Une démocratie malade de sa bureaucratie
L’un des éléments de cette société de défiance est l’existence d’une bureaucratie omnipotente, décourageant l’esprit d’initiative.
Comme l’affirme Peyrefitte :
« La France fut bâtie par l’État. Et pas d’État sans une administration. Mais l’emprise trop forte, et qui n’a jamais fait que s’accentuer, de la centralisation a fait de la France une société de méfiance : de la monarchie administrative à la république administrative, l’initiative des individus et des groupes a été refoulée. »
La conséquence de cette organisation bureaucratique excessive conduit alors à « l’effacement des politiques et l’émergence des technocrates ».
La bureaucratie alors, « ne se contente pas de se substituer au pouvoir politique placé au-dessus d’elle. Elle tend à se substituer aussi aux administrés situés au-dessous d’elle ». Cette concentration des pouvoirs dans les mains d’une bureaucratie centralisée, conduit à la méconnaissance des situations locales.
Parce qu’elle pense pouvoir tout diriger et tout réglementer, la bureaucratie devient incapable de mener à bien ses missions essentielles, préférant ne pas agir et laisser un service vacant plutôt que de laisser l’esprit individuel résoudre le problème.
Cette centralisation excessive renforce évidemment la société de méfiance. Prenons alors l’exemple des élections au niveau local. Du fait de la confusion des compétences entre les différentes collectivités territoriales, les élections locales perdent de leur intérêt (surtout les départementales et les régionales), amenant alors le citoyen à délaisser ces élections au profit des élections nationales. Ainsi, les élus le comprenant, les élections locales deviennent pour eux un marchepied vers le pouvoir central.

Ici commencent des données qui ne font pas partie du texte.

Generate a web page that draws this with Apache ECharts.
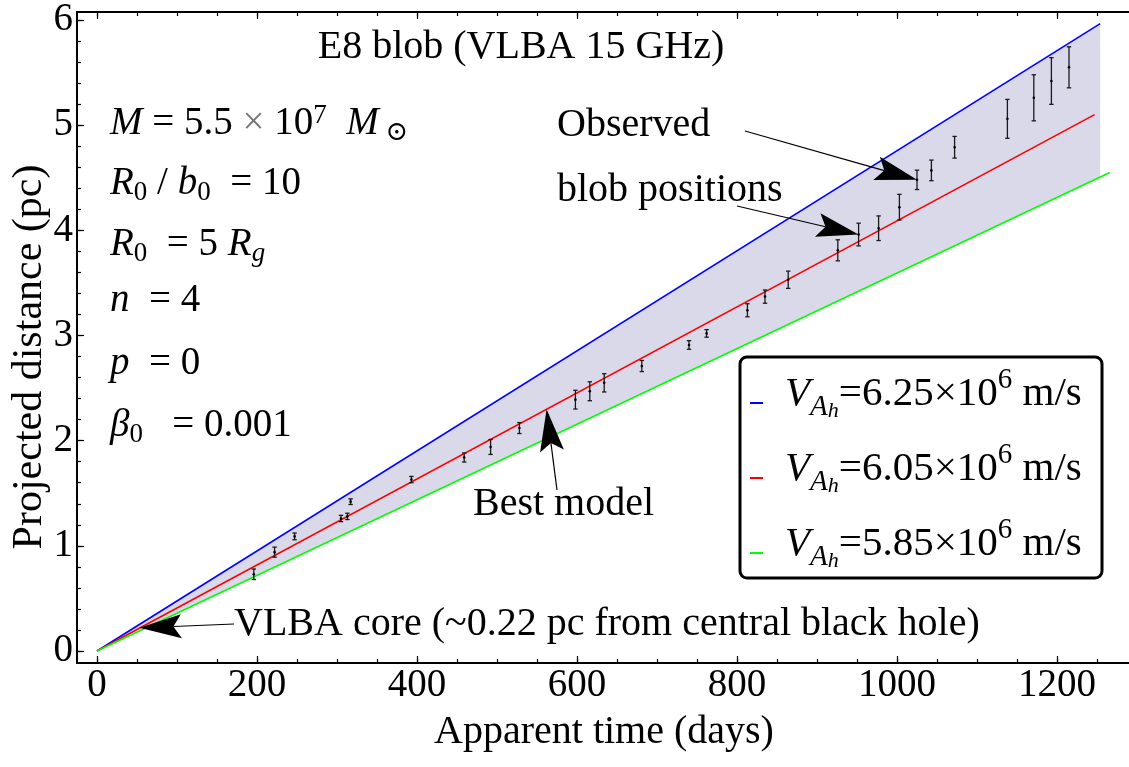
<!DOCTYPE html>
<html>
<head>
<meta charset="utf-8">
<script src="https://cdn.jsdelivr.net/npm/echarts@6/dist/echarts.min.js"></script>
<style>
html, body { margin: 0; padding: 0; background: #fff; }
#main { width: 1129px; height: 767px; }
</style>
</head>
<body>
<div id="main"></div>
<script>
// tick values
var xTicks = [0, 200, 400, 600, 800, 1000, 1200];
var xMinor = [0, 50, 100, 150, 200, 250, 300, 350, 400, 450, 500, 550, 600, 650, 700, 750, 800, 850, 900, 950, 1000, 1050, 1100, 1150, 1200, 1250];
var yTicks = [0, 1, 2, 3, 4, 5, 6];
var yMinor = [0, 0.2, 0.4, 0.6, 0.8, 1, 1.2, 1.4, 1.6, 1.8, 2, 2.2, 2.4, 2.6, 2.8, 3, 3.2, 3.4, 3.6, 3.8, 4, 4.2, 4.4, 4.6, 4.8, 5, 5.2, 5.4, 5.6, 5.8, 6];

// observed blob positions (days, pc, error)
var obsDays = [196, 222, 247, 305, 313, 317, 393, 459, 492, 528, 598, 616, 634, 681, 740, 762, 813, 835, 864, 926, 952, 977, 1003, 1025, 1043, 1072, 1138, 1171, 1193, 1215];
var obsDist = [0.73, 0.94, 1.09, 1.26, 1.28, 1.42, 1.63, 1.84, 1.94, 2.12, 2.39, 2.47, 2.55, 2.71, 2.91, 3.02, 3.24, 3.37, 3.53, 3.81, 3.96, 4.02, 4.22, 4.48, 4.57, 4.79, 5.06, 5.26, 5.42, 5.55];
var obsErr = [0.05, 0.048, 0.032, 0.03, 0.03, 0.027, 0.03, 0.043, 0.071, 0.052, 0.089, 0.09, 0.087, 0.053, 0.041, 0.036, 0.062, 0.063, 0.082, 0.1, 0.108, 0.117, 0.122, 0.092, 0.098, 0.103, 0.185, 0.219, 0.222, 0.195];

// model curves
var blueDays = [0, 1254], blueDist = [0, 5.965];
var redDays = [0, 1247], redDist = [0, 5.10];
var greenDays = [0, 1266], greenDist = [0, 4.55];
var bandDays = [0, 1254], bandLow = [0, 4.51], bandHigh = [0, 5.965];

var legendVals = ['6.25', '6.05', '5.85'];
var legendColors = ['#0000ff', '#ff0000', '#00ff00'];

// annotation arrows: tip in data coords, tail in pixels
var arrowTips = [[1025, 4.48], [952, 3.96], [562, 2.298], [53, 0.22]];
var arrowTails = [[745, 131], [737, 206], [557, 490], [234, 624]];

var FONT = '"Liberation Serif", "Times New Roman", "DejaVu Serif", serif';

function pairs(xs, ys) {
	var out = [];
	for (var i = 0; i < xs.length; i++) out.push([xs[i], ys[i]]);
	return out;
}

var obsData = [];
for (var i = 0; i < obsDays.length; i++) obsData.push([obsDays[i], obsDist[i], obsErr[i]]);

function renderBand(params, api) {
	if (params.dataIndex !== 0) return null;
	var pts = [];
	for (var i = 0; i < bandDays.length; i++) pts.push(api.coord([bandDays[i], bandHigh[i]]));
	for (var j = bandDays.length - 1; j >= 0; j--) pts.push(api.coord([bandDays[j], bandLow[j]]));
	return { type: 'polygon', shape: { points: pts }, style: { fill: '#d9d9ea' } };
}

function renderErr(params, api) {
	var x = api.value(0), y = api.value(1), e = api.value(2);
	var c = api.coord([x, y]), hi = api.coord([x, y + e]), lo = api.coord([x, y - e]);
	var st = { stroke: '#1a1a1a', lineWidth: 1.3 };
	return {
		type: 'group',
		children: [
			{ type: 'line', shape: { x1: c[0], y1: lo[1], x2: c[0], y2: hi[1] }, style: st },
			{ type: 'line', shape: { x1: c[0] - 2.2, y1: hi[1], x2: c[0] + 2.2, y2: hi[1] }, style: st },
			{ type: 'line', shape: { x1: c[0] - 2.2, y1: lo[1], x2: c[0] + 2.2, y2: lo[1] }, style: st },
			{ type: 'circle', shape: { cx: c[0], cy: c[1], r: 1.3 }, style: { fill: '#000' } }
		]
	};
}

function lineSeries(name, xs, ys, color) {
	return {
		name: name, type: 'line', data: pairs(xs, ys), showSymbol: false, silent: true,
		lineStyle: { color: color, width: 1.6 }, z: 3
	};
}

function mkX(pos, ticks, len, showLine) {
	return {
		type: 'value', min: -25, max: 1290, position: pos,
		axisLine: { show: showLine, onZero: false, lineStyle: { color: '#000', width: 2 } },
		axisTick: { inside: true, length: len, customValues: ticks, lineStyle: { color: '#000', width: 1.2 } },
		axisLabel: { show: false },
		splitLine: { show: false }
	};
}
function mkY(ticks, len, showLine) {
	return {
		type: 'value', min: -0.114, max: 6.076, position: 'left',
		axisLine: { show: showLine, onZero: false, lineStyle: { color: '#000', width: 2 } },
		axisTick: { inside: true, length: len, customValues: ticks, lineStyle: { color: '#000', width: 1.2 } },
		axisLabel: { show: false },
		splitLine: { show: false }
	};
}

function plain(v) { return String(v); }

var xMain = mkX('bottom', xTicks, 7, true);
xMain.axisLabel = { show: true, customValues: xTicks, formatter: plain, fontFamily: FONT, fontSize: 39, color: '#000', margin: 3 };
var yMain = mkY(yTicks, 7, true);
yMain.axisLabel = { show: true, customValues: yTicks, formatter: plain, fontFamily: FONT, fontSize: 39, color: '#000', margin: 4 };

var chart = echarts.init(document.getElementById('main'));
chart.setOption({
	animation: false,
	backgroundColor: '#fff',
	grid: { left: 77, top: 12, right: -3, bottom: 104, containLabel: false },
	xAxis: [xMain, mkX('bottom', xMinor, 4, false), mkX('top', xTicks, 7, true), mkX('top', xMinor, 4, false)],
	yAxis: [yMain, mkY(yMinor, 4, false)],
	series: [
		{ type: 'custom', renderItem: renderBand, data: [[0, 0]], silent: true, z: 1 },
		lineSeries('blue', blueDays, blueDist, legendColors[0]),
		lineSeries('red', redDays, redDist, legendColors[1]),
		lineSeries('green', greenDays, greenDist, legendColors[2]),
		{ type: 'custom', renderItem: renderErr, data: obsData, silent: true, z: 5 }
	]
});

// --- annotations ---
var base = { fontFamily: FONT, fontSize: 39, lineHeight: 44, verticalAlign: 'middle', fill: '#000' };
function ext(o, extra) {
	var r = {};
	for (var k in o) r[k] = o[k];
	for (var k2 in extra) r[k2] = extra[k2];
	return r;
}
var mathRich = {
	t: base,
	i: ext(base, { fontStyle: 'italic' }),
	g: ext(base, { fill: '#777' }),
	sp: ext(base, { width: 6 }),
	sub: { fontFamily: FONT, fontSize: 27, lineHeight: 26, verticalAlign: 'bottom', fill: '#000' },
	subi: { fontFamily: FONT, fontSize: 27, fontStyle: 'italic', lineHeight: 26, verticalAlign: 'bottom', fill: '#000' },
	sup: { fontFamily: FONT, fontSize: 27, lineHeight: 26, verticalAlign: 'top', fill: '#000' }
};
var paramRows = [
	'{i|M}{t| = 5.5 }{g|×}{t| 10}{sup|7}{t|  }{i|M}{sub| ⊙}',
	'{i|R}{sub|0}{t| / }{i|b}{sub|0}{t|  = 10}',
	'{i|R}{sub|0}{t|  = 5 }{i|R}{subi|g}',
	'{i|n}{t|  = 4}',
	'{i|p}{t|  = 0}',
	'{i|β}{sub|0}{t|   = 0.001}'
];
var paramY = [124, 184, 245, 301, 364, 426];

var lb = { fontFamily: FONT, fontSize: 41, lineHeight: 56, verticalAlign: 'middle', fill: '#000' };
var legRich = {
	t: lb,
	v: ext(lb, { fontStyle: 'italic' }),
	a: { fontFamily: FONT, fontSize: 29, fontStyle: 'italic', lineHeight: 28, verticalAlign: 'bottom', fill: '#000' },
	h: { fontFamily: FONT, fontSize: 22, fontStyle: 'italic', lineHeight: 4, verticalAlign: 'bottom', fill: '#000' },
	s: { fontFamily: FONT, fontSize: 29, lineHeight: 40, verticalAlign: 'top', fill: '#000' }
};
var legendY = [403, 478, 553];

function txt(x, y, s, size, align, rot) {
	return {
		type: 'text', x: x, y: y, rotation: rot || 0, z: 100,
		style: { text: s, fontFamily: FONT, fontSize: size, fill: '#000', align: align || 'left', verticalAlign: 'middle' }
	};
}

var g = [];
g.push(txt(521, 47, 'E8 blob (VLBA 15 GHz)', 40, 'center'));
g.push(txt(557, 125, 'Observed', 40));
g.push(txt(557, 190, 'blob positions', 40));
g.push(txt(473, 504, 'Best model', 40));
g.push(txt(234, 624, 'VLBA core (~0.22 pc from central black hole)', 40));
g.push(txt(604, 732, 'Apparent time (days)', 40, 'center'));
g.push(txt(30, 357, 'Projected distance (pc)', 42, 'center', Math.PI / 2));

for (var r = 0; r < paramRows.length; r++) {
	g.push({ type: 'text', x: 110, y: paramY[r], z: 100,
		style: { text: paramRows[r], rich: mathRich, align: 'left', verticalAlign: 'middle', fontFamily: FONT, fontSize: 39 } });
}

// legend box
g.push({ type: 'rect', z: 100, shape: { x: 740, y: 357, width: 362, height: 221, r: 7 },
	style: { fill: '#fff', stroke: '#000', lineWidth: 3 } });
for (var l = 0; l < legendVals.length; l++) {
	g.push({ type: 'line', z: 101, shape: { x1: 750, y1: legendY[l], x2: 763, y2: legendY[l] },
		style: { stroke: legendColors[l], lineWidth: 2 } });
	g.push({ type: 'text', z: 101, x: 785, y: legendY[l] - 9,
		style: { text: '{v|V}{a|A}{h|h}{t|=' + legendVals[l] + '×10}{s|6}{t| m/s}', rich: legRich,
			align: 'left', verticalAlign: 'middle', fontFamily: FONT, fontSize: 41 } });
}

// arrows
for (var a = 0; a < arrowTips.length; a++) {
	var tip = chart.convertToPixel({ xAxisIndex: 0, yAxisIndex: 0 }, arrowTips[a]);
	var tail = arrowTails[a];
	var dx = tip[0] - tail[0], dy = tip[1] - tail[1];
	var len = Math.sqrt(dx * dx + dy * dy);
	var ux = dx / len, uy = dy / len, nx = -uy, ny = ux;
	var bx = tip[0] - 42 * ux, by = tip[1] - 42 * uy;
	var notch = [tip[0] - 34 * ux, tip[1] - 34 * uy];
	g.push({ type: 'line', z: 102, shape: { x1: tail[0], y1: tail[1], x2: notch[0], y2: notch[1] },
		style: { stroke: '#000', lineWidth: 1.2 } });
	g.push({ type: 'polygon', z: 102,
		shape: { points: [tip, [bx + 12 * nx, by + 12 * ny], notch, [bx - 12 * nx, by - 12 * ny]] },
		style: { fill: '#000' } });
}

chart.setOption({ graphic: g });
</script>
</body>
</html>
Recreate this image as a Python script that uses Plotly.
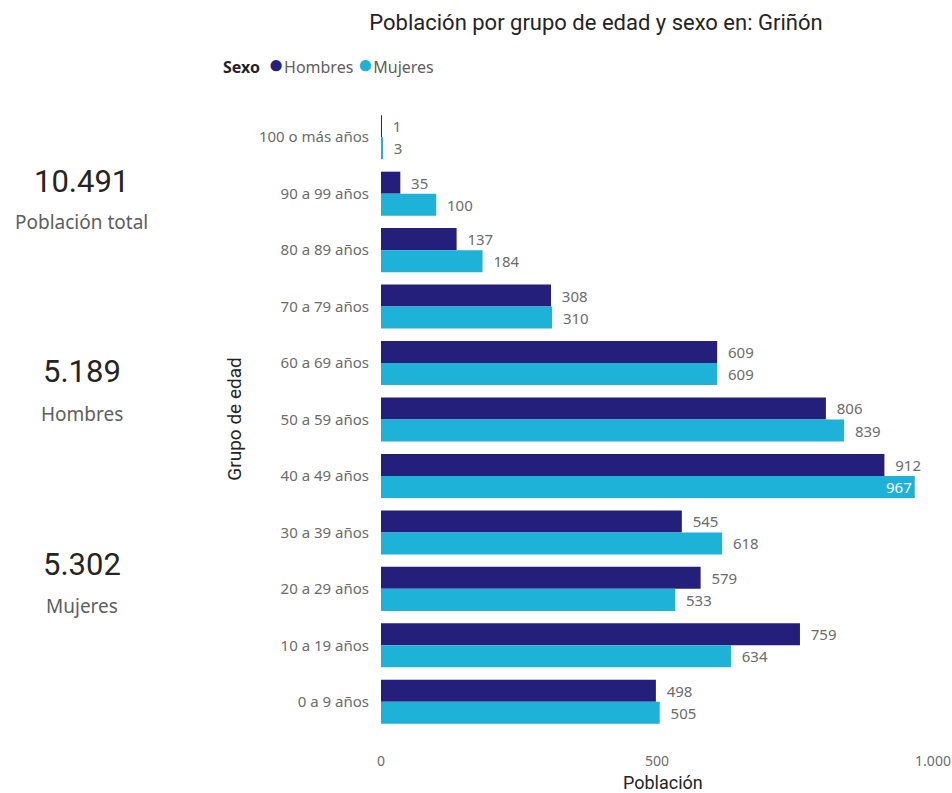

Les cas de Valérie Pécresse et de Xavier Bertrand l’illustrent parfaitement. Le problème, c’est que cette centralisation finie par concentrer la vie politique à Paris, amenant à une « versaillisation » de la vie politique faite de drame en tout genre, crispant le reste de la Nation qui se sent déconsidéré, aboutissant in fine à des attitudes de guerres civiles sèches. La centralisation, censée éviter les crises, finit par les entretenir.
Ainsi pour reprendre Louis Blanc, « si la centralisation politique est nécessaire, la centralisation administrative est haïssable ». La rigidité bureaucratique ne semble plus favoriser l’unité nationale et participe même au délitement de l’État par la menace de la liberté d’initiative.
Ainsi pour reprendre Peyrefitte :
« Le centralisme bureaucratique est incompatible avec une société de liberté et de responsabilité, qui en revanche, s’accommode parfaitement d’un pouvoir politique rassemblé. La centralisation législative et gouvernementale fait la force d’un pays ; la centralisation administrative fait sa faiblesse. »
Le parisianisme a alimenté le blocage de la société française, en asséchant l’initiative et la vie politique locale, où « confondu avec la haute administration, l’État est parisien comme jadis, réduit à la Cour, il était versaillais ».
Dès lors, « le pouvoir parisien est puissant et fragile, fragile parce que puissant. Paris assèche l’État, le coupe des sources vives de la nation, l’enferme dans un milieu surchauffé et instable ». Cette centralisation excessive a conduit à une nécrose des extrémités, où au fur et à mesure que la population locale diminuait, le nombre de service fourni par l’État diminuait.
La société française, outre qu’elle restera vulnérable en attendant tout de l’État, est le lieu où se diffuse la décharge permanente de responsabilité.